--- Start of Task inputs ---
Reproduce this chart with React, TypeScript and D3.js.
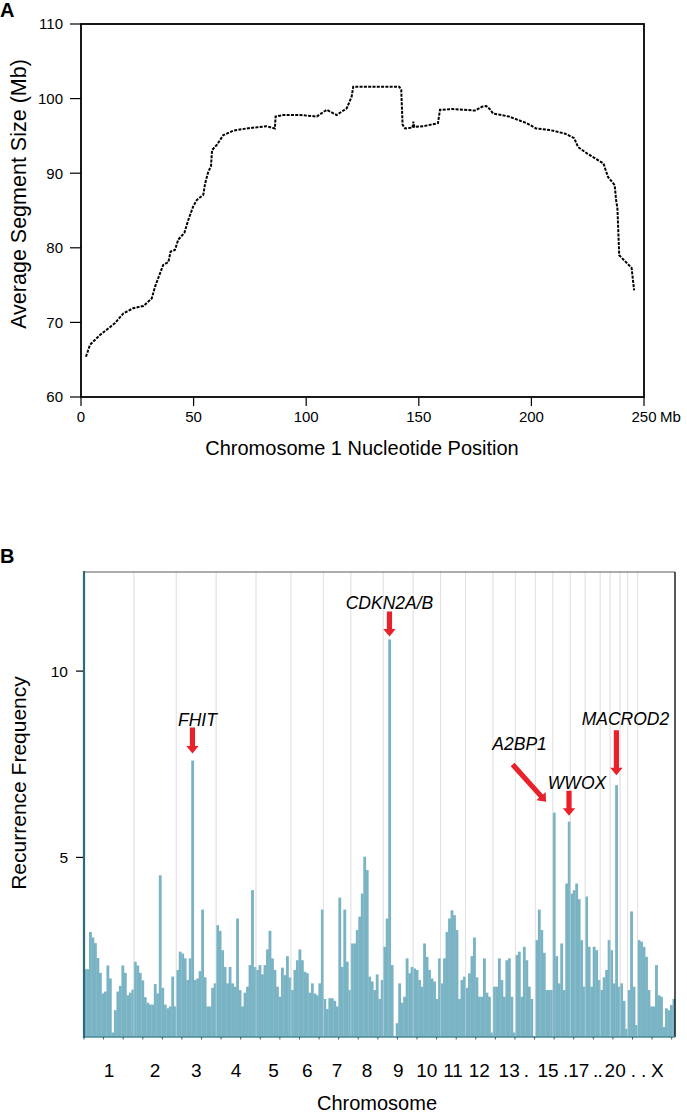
--- End of Task inputs ---
--- Start of Task inputs ---
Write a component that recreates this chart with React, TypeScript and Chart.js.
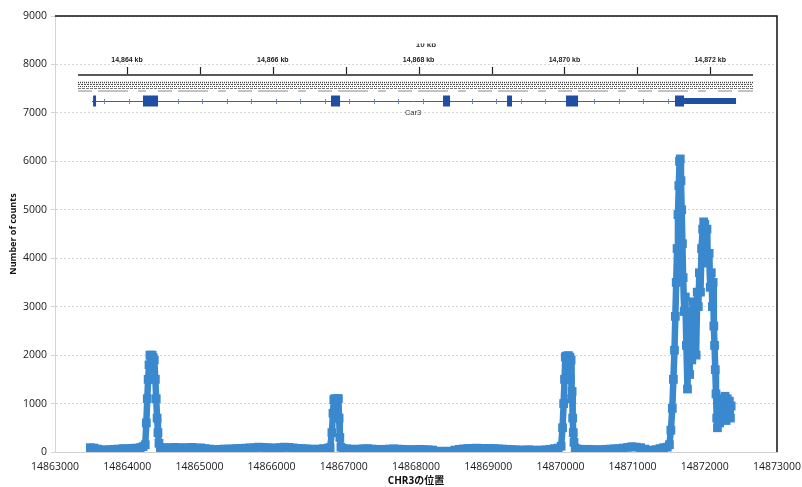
--- End of Task inputs ---
--- Start of Task inputs ---
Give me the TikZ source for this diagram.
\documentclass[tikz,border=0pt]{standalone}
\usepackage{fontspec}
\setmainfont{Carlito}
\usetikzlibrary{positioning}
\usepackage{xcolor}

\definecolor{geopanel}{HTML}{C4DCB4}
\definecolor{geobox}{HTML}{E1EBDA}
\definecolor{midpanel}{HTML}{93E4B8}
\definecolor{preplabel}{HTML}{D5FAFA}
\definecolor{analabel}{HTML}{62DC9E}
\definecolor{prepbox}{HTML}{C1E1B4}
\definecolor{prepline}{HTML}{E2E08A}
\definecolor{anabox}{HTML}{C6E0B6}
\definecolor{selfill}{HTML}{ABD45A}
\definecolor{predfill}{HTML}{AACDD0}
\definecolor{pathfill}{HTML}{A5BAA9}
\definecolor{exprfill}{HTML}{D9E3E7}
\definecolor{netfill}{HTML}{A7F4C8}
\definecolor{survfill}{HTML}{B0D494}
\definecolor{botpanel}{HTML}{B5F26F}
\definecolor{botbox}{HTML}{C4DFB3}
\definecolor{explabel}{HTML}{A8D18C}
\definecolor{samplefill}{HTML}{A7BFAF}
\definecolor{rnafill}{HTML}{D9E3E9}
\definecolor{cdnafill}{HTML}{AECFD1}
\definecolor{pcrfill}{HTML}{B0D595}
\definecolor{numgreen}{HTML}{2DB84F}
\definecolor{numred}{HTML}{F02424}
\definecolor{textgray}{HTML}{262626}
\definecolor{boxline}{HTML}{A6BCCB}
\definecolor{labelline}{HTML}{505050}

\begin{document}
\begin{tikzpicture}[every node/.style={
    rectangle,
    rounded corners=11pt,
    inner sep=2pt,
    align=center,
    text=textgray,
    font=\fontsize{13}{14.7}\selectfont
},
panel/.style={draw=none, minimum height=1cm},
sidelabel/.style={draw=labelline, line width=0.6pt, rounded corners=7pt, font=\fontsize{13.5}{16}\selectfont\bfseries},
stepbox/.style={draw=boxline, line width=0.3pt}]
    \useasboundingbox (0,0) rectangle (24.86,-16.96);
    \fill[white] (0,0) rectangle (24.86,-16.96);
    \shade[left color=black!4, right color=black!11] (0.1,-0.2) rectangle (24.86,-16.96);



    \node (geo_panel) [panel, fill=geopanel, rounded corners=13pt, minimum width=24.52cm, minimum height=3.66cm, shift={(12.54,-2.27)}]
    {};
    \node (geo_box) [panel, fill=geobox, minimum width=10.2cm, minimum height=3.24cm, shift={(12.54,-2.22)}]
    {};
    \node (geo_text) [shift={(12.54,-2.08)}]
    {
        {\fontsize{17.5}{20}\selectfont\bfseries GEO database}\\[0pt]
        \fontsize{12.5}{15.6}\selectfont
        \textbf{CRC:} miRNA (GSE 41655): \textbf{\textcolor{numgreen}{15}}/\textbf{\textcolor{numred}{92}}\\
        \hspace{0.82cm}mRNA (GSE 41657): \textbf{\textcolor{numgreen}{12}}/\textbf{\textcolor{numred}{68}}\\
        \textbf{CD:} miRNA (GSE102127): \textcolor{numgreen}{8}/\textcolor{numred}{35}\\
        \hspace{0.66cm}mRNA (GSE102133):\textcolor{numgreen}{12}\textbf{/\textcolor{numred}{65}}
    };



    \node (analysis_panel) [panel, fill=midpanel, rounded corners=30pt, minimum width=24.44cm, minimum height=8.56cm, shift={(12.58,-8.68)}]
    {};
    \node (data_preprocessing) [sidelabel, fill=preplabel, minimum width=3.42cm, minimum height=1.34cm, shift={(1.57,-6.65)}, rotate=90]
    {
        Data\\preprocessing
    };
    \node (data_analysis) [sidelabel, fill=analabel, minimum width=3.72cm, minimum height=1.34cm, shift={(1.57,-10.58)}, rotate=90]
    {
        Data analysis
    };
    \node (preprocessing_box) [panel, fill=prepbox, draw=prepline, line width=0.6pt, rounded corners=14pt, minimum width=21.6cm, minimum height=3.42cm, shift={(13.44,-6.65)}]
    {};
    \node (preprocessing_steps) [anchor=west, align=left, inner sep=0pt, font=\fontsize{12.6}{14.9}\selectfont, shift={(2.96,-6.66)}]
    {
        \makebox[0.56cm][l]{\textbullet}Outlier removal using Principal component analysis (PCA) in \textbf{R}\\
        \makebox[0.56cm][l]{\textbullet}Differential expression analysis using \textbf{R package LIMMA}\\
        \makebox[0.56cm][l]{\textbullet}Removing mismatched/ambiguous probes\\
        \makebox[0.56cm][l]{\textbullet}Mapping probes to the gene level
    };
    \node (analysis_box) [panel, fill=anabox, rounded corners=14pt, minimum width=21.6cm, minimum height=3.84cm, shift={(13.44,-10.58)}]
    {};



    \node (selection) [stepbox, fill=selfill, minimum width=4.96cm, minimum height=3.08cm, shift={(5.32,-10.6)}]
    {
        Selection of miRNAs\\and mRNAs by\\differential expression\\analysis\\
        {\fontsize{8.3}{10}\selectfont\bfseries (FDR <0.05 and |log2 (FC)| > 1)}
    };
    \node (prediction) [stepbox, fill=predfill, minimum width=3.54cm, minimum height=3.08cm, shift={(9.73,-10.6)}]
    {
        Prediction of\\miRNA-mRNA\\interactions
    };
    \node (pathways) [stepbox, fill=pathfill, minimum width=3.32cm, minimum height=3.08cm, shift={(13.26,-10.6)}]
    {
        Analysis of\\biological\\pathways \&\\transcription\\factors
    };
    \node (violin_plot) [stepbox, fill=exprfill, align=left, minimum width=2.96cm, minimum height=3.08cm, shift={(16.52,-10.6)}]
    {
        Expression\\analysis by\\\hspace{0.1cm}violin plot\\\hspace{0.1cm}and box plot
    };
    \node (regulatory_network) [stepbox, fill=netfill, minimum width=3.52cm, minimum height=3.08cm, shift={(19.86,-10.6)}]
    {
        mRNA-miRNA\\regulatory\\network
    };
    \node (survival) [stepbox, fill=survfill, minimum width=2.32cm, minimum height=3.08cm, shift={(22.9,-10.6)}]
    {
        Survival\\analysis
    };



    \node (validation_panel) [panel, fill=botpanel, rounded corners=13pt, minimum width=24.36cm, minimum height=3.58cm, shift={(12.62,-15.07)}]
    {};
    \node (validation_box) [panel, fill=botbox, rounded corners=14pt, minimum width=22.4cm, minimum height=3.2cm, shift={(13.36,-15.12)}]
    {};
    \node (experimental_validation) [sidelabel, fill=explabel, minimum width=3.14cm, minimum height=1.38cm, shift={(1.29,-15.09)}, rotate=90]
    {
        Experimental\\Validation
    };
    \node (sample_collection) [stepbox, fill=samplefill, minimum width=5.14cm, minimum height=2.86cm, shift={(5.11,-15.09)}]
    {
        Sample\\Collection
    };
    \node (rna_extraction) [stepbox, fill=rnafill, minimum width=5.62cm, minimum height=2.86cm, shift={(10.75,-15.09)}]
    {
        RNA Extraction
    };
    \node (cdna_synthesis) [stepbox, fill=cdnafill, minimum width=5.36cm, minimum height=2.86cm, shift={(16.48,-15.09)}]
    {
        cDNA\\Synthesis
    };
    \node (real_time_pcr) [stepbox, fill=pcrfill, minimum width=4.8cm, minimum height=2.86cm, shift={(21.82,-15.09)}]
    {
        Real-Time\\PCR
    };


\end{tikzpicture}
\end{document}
--- End of Task inputs ---
- [What the exercise asks]: Pick out all lines from the data above in which the word "TypeScript" appears.

- [Result]:
Reproduce this chart with React, TypeScript and D3.js.
Write a component that recreates this chart with React, TypeScript and Chart.js.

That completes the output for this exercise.